Sem aumento real e sem direitos
A categoria não está exigindo aumento real e nada que já não exista como direito conquistado, explicam Amanda e um trabalhador, que não quis ser identificado com medo de represálias.
Segundo o carteiro, os trabalhadores e trabalhadoras dos Correios não recebem aumento real desde a época do governo de Fernando Henrique Cardoso (PSDB-SP), mas como forma de recompensa foram dados benefícios, bônus e direitos. O trabalhador conta ainda que são esses benefícios que sustentam os rendimentos da categoria, que o contrário do que a empresa fala, são pequenos e não suficientes para sobreviver.
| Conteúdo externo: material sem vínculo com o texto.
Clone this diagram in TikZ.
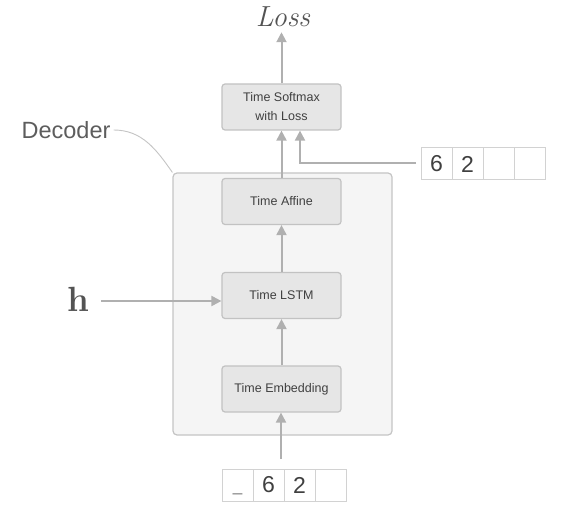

“A gente nem está insistindo no reajuste salarial, a gente só quer manter o que a gente conquistou com muita luta. Tirar direitos dos governantes, como auxílio moradia e paletó ninguém, quer né? Neste governo, que só olha o lado do patrão, o preço da crise cai nas nossas costas. Sem estes direitos, vai ter trabalhador dos Correios com 30 anos de casa ganhando menos que R$ 2.000,00. E onde fica toda nossa luta que tivemos nas últimas décadas?” questiona o trabalhador de São Paulo.
A farsa dos salários altos
A direção da ECT divulgou contracheque manipulado com dados que não representam o real ganho dos funcionários dos Correios, alerta a Fentect em nota no seu site. Segundo a empresa, os trabalhadores não ganham mais de R$ 4.000,00 reais. “É uma mentira’, diz Amanda.
Ela mesmo, que é carteira há 23 anos tem salário bruto de R$ 2.500,00, isso porque recebe o auxílio creche por conta da sua filha de dois anos. O que a empresa não fala, segundo ela, é sobre os descontos. Amanda paga o plano de saúde para sua família no valor de R$ 670,00, o que leva seu salário a ficar menor que R$ 1.900,00.
O trabalhador também ressaltou que a empresa tem contratado terceirizados no lugar dos que adoecem e agora também para cumprir função dos profissionais que aderiram a greve.
Privatização e mentiras do Correios
Segundo a Amanda Corsino, a empresa vem se negando a negociar com os sindicatos da categoria desde julho, quando os trabalhadores mostraram disposição de luta contra qualquer retira de diretos.
O carteiro que não quis se identificar disse que o Correios age de má fé. Na manhã desta terça, a empresa divulgou o jornal “Primeira Hora” dizendo que as entidades sindicais que não estão negociando e que por isso entrou com o Dissídio de Greve.
O que a direção dos Correios esconde, segundo ele, é que querem mesmo é privatizar a empresa e acabar com os empregos.
“O general, Bolsonaro e Guedes querem acabar com os empregos e vender o nosso patrimônio a preço de bananas. A nossa luta também é contra a privatização, porque entendemos que a empresa é estratégica par ao país e garante milhares de empregos”, afirmou.
Covid-19 na categoria
Desde o começo da pandemia do novo coronavírus, os trabalhadores têm lutado para garantir proteção, mas a empresa vem negligenciando este direito, que é mais uma demanda dos grevistas.
Como o trabalho é considerado essencial, a categoria tem arriscado sua vida porque os Correios não tem medidas eficazes de combate à doença. Quase 100 profissionais da empresa já perderam suas vidas e centenas foram contaminados. Segundo os próprios trabalhadores, não tem protocolos, uso de máscara e nem álcool gel para boa parte deles.
“Eu fui o primeiro carteiro a pegar a Covid-19 e vi muitos colegas morrerem e adoecerem durante o trabalho, porque estão na linha de frente e somos essenciais. Mas não há respeito nenhum por parte do governo de Jair Bolsonaro [ex-PSL] e, enquanto arriscamos nossas vidas para entregar as cartas e encomendas do povo, eles [Bolsonaro e Floriano Peixoto] querem tirar nossos direitos”, afirma outro trabalhador dos Correios que não quis ser identificado.
Segundo ele, muitos trabalhadores estão comprando Equipamentos de Proteção Individual (EPIs) do próprio bolso e várias sedes da empresa estão sendo fechadas pelo volume de contaminação, mas a empresa e nem a imprensa estão divulgando.